- **Data segment**
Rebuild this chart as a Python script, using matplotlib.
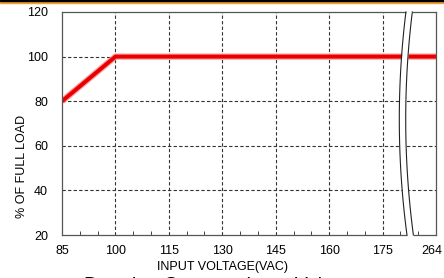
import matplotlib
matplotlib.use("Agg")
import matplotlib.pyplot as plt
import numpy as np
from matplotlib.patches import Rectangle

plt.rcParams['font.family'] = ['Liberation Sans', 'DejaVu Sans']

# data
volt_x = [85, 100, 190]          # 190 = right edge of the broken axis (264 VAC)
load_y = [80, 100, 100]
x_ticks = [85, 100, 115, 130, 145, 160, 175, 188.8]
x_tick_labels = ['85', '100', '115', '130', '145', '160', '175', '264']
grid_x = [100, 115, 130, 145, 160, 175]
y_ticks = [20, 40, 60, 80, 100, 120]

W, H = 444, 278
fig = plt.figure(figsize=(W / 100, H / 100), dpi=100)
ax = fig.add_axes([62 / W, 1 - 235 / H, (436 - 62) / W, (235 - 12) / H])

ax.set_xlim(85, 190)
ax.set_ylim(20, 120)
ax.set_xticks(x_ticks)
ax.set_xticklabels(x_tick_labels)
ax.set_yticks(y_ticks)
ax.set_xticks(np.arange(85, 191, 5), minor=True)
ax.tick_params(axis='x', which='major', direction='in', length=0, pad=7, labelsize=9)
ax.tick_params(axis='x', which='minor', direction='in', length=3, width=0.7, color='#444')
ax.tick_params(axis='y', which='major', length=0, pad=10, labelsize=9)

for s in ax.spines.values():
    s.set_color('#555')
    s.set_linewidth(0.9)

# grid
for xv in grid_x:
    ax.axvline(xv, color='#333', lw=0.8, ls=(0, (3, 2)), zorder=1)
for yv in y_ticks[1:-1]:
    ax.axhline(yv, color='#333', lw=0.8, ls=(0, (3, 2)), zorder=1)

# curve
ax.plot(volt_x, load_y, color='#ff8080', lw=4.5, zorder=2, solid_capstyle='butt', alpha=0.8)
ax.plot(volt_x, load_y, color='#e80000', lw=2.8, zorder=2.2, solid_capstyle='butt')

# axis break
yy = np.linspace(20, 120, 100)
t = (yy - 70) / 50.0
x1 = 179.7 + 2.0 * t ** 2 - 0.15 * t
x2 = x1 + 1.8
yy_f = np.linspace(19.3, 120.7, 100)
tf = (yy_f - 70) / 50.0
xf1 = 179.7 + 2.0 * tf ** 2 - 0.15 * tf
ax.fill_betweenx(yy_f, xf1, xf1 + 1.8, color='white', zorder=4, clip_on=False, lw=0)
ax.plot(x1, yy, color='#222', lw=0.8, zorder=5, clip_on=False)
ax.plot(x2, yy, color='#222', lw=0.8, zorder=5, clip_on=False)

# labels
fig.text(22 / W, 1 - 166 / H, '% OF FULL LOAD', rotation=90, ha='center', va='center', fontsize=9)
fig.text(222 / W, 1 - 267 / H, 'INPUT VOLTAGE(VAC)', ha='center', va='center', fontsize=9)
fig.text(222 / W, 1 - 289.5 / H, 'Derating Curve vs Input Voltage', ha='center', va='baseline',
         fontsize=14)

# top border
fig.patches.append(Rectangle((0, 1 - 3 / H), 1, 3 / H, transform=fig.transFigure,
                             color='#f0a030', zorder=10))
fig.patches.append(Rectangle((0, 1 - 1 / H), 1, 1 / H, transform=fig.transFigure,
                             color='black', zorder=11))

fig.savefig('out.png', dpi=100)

- **Task requirements**
Pictures excluded, repeat exactly the lines from the top of the material through the line with "plt.rcParams['font.family'] = ['Liberation", including both of those lines.

- **Result of the task**
Rebuild this chart as a Python script, using matplotlib.
import matplotlib
matplotlib.use("Agg")
import matplotlib.pyplot as plt
import numpy as np
from matplotlib.patches import Rectangle

plt.rcParams['font.family'] = ['Liberation Sans', 'DejaVu Sans']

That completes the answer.